By 1986 it was clear that the life of the remaining Freedom Fighters was very limited. Several considerations were made to obtain new aircrafts.
Preliminary discussions were held
during this year with Korea to obtain 21 Northrop F-5Es and 3 F-5F as these were to be replaced by General Dynamics F-16s; the government expected to raise enough funds from the sale of Chance Vought F-8H for the down payment but potential purchasers withdraw their interest and the deal fell through;
in 1990 the General Dynamics F-16 was considered, but it was too expensive. A less expensive solution was sought in 1991 buying IAI Kfir C-7, but its purchase was rejected in order not to increase the defence expenditures; also rejected was an offer during 1996 of up to 18 IAI Kfir-2000;
one MiG-29SE was even shown at Manila-Villamor AB in November 1994, though with little chance of an acquisition;
another purchase attempt was made in April 1997, when discussions were kept with a private company in order to obtain 13 Canadair CF-5A in return for mining rights, but these didn't reach maturity.

Alternative solution
to extend the structural life of the available aircrafts for USD 50m, considered in February 1998, was fruitless.

Possible acquisitions of second generation fighters were former New Zealand A-4K/TA-4K, Saudi Arabian F-5E/F, again without follow-up; political consideration stopped in 1999 the acquisition of withdrawn from service Republic of China (Taiwan) Northrop F-5E and F-5F, even if these were offered at an friendship price, first to be first returned to the USA and later to be sold to the Philippines.

Third generation fighters were also on the shopping list: in USA stored Pakistani General Dynamics F-16s (counter-trade with engine manufacturer Pratt-Whitney company was considered), F-18C/D, Mirage 200-5, Gripen.

In a final effort to have some sort of air defence/support for the army the option to upgrade its remaining Northrop F-5A/F-5B was studied beginning 2002.
An offer by the Taiwanese Aerospace Industrial Development Corporation  Corp. of up to 26 former Republic of China Northrop F-5E/F-5F was considered as well as looking at retired Saudi and Swiss aircrafts.

The deep Asian financial crisis, at the time at its peak, together with change of priority to domestic insurgent fighting, put an end to all these efforts.

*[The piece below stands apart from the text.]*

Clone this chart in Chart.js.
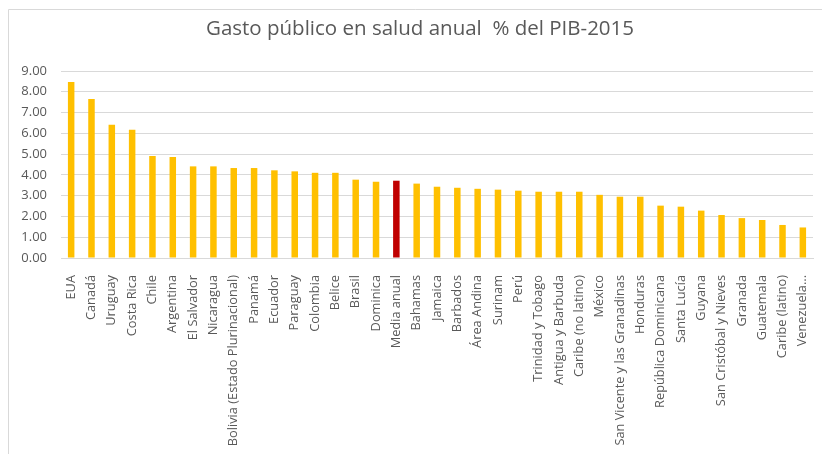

Operational retirement by the Air Defence Wing, both for technical and economical reasons, came after the crash on 02-05-02 of Northrop F-5A serial 21176, killing the pilot. An 2003 agreement with Korea to donate additional aircrafts as well as plans to upgrade the remaining airframes with radar and advanced avionics was not activated.

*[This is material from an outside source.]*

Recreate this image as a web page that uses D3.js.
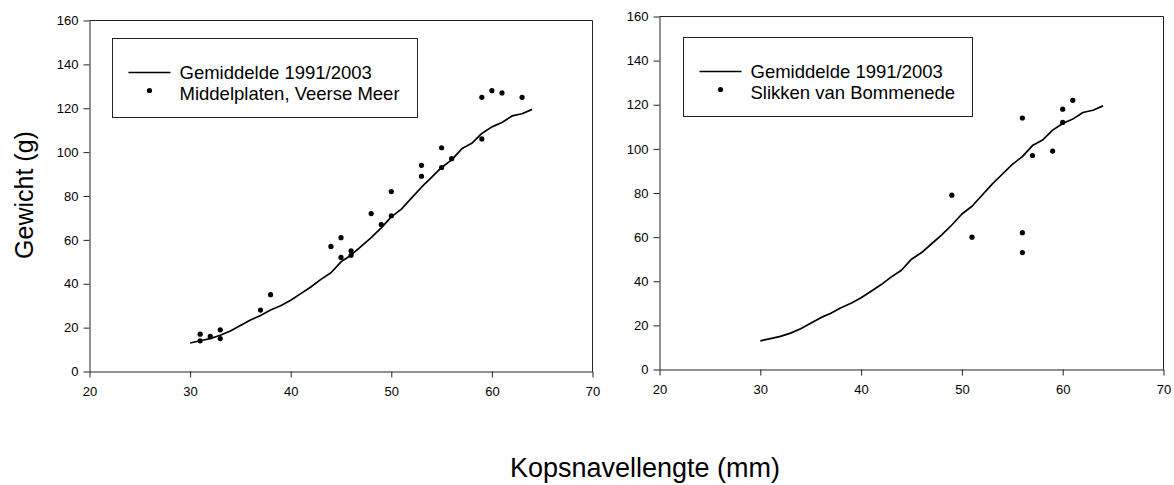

Fifteen aircrafts were put in storage: 5 Northrop F-5A at Basa AB, 8 Northrop F-5A and 2 F-5B at Clark AB, these last initially in two hangars, one containing those in better and one in worse shape, later stored in open-air.

Official withdrawal of the Northrop F-5A and F-5B came on 30-09-05 when a retirement ceremony was held at Basa AB with a line-up of nine aircrafts.


Spectacular two-tone gray Northrop F-5A 21191 initially painted for the official retirement ceremony on 30-09-05. It was actually repainted before the ceremony in "normal" gray colours to better represent the operational aircraft.

                                                                               Photo: Archive The Northrop F-5  Enthusiast


Some of the remaining aircrafts are preserved at various Bases and at the Philippine AF museum (see serials lists), others were still in storage at Clark AB in 2009.

Photo: Paolo Maceren
Northrop F-5A 38389 stored at Clark AB, "Blue Diamonds" and Philippine Air Force inscriptions overpainted.